Source code of charts:
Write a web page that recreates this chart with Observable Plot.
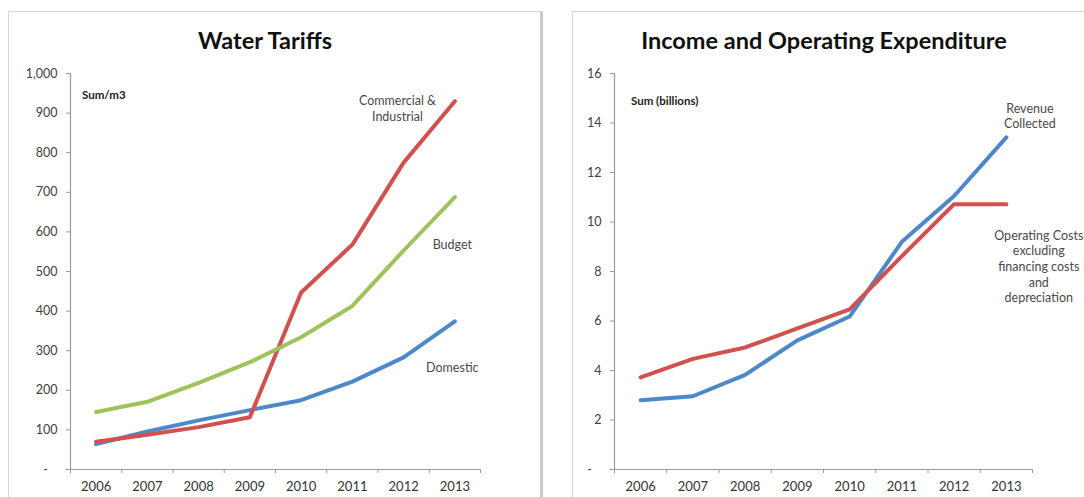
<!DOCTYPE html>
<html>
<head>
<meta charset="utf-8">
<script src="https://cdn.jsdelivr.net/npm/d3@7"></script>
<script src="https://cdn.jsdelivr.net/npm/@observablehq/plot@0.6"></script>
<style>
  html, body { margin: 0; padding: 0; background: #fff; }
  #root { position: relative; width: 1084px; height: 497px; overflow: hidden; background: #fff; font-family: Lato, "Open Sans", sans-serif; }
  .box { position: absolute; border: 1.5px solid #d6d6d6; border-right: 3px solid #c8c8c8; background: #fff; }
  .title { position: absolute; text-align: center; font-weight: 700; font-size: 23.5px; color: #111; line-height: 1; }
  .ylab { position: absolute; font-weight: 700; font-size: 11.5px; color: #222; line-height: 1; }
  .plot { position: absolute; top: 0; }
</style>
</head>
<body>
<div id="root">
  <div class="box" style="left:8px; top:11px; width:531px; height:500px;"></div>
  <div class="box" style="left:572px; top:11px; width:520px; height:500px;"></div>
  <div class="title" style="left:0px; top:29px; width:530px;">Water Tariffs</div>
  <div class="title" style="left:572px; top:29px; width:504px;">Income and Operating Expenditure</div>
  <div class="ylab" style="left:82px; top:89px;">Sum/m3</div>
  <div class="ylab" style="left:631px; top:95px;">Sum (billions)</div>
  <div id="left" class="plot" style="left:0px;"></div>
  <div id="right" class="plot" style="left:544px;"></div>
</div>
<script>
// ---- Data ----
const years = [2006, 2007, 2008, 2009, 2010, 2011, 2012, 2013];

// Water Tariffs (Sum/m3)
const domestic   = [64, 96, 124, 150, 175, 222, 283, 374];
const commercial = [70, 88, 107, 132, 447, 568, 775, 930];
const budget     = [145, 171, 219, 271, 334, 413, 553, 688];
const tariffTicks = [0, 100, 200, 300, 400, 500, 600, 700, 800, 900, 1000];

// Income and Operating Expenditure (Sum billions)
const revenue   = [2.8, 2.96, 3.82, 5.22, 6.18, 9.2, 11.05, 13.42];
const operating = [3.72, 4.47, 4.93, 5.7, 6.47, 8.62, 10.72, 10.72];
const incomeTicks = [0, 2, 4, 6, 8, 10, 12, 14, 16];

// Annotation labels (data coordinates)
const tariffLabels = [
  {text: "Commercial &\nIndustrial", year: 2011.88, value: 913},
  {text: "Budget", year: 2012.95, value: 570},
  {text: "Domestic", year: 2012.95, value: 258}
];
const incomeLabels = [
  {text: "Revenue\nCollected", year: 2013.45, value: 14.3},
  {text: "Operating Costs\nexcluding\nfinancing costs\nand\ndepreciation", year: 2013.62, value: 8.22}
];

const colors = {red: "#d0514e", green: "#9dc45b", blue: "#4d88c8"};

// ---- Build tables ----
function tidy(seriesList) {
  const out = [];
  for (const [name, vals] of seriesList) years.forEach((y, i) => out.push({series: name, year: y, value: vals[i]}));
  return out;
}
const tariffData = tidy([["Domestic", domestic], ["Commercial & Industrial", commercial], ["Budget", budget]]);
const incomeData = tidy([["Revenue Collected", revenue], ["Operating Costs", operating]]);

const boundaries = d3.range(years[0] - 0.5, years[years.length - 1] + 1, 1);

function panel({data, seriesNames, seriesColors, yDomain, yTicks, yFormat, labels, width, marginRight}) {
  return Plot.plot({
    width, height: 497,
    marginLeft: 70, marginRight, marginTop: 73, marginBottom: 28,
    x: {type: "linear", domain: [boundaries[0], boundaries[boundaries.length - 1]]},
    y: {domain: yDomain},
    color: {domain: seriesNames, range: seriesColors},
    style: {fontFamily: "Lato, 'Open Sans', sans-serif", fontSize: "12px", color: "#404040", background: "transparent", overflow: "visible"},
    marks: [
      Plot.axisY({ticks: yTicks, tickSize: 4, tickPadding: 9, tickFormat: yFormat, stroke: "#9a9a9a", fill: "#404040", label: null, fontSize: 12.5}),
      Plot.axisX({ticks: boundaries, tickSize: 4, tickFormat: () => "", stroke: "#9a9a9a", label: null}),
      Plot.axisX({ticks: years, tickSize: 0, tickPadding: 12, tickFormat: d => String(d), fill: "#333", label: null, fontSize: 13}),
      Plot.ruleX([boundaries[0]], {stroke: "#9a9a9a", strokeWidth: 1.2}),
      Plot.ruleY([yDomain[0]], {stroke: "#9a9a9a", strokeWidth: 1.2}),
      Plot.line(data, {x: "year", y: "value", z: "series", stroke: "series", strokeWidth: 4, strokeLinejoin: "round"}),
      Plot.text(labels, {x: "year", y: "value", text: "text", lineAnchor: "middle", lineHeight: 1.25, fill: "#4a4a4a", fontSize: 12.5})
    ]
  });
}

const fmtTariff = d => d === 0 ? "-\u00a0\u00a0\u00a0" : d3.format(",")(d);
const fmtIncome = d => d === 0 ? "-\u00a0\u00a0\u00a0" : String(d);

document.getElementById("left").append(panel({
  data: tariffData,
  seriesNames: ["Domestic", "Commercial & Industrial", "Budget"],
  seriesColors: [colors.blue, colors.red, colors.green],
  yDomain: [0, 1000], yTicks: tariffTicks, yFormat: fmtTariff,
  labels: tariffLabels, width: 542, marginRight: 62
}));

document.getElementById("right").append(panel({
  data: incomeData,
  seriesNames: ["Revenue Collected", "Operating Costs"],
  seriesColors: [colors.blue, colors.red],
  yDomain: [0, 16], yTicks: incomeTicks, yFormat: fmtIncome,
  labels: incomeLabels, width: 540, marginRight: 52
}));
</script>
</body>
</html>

...

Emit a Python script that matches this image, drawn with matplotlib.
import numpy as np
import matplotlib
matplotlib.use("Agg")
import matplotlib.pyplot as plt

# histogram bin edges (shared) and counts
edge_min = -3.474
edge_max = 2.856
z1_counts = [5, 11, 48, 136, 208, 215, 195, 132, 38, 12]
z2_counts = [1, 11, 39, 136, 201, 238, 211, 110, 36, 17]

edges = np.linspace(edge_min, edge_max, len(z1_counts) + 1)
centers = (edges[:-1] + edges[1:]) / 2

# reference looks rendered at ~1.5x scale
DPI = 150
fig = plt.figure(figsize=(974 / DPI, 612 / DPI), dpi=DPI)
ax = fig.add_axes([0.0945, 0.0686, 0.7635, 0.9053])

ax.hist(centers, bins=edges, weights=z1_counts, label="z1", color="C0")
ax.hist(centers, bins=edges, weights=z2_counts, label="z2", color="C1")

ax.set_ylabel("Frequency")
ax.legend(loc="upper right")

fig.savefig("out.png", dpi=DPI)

> **Task details**
Copy out every line in the listing where the word "with" appears.

> **The response**
Write a web page that recreates this chart with Observable Plot.
Emit a Python script that matches this image, drawn with matplotlib.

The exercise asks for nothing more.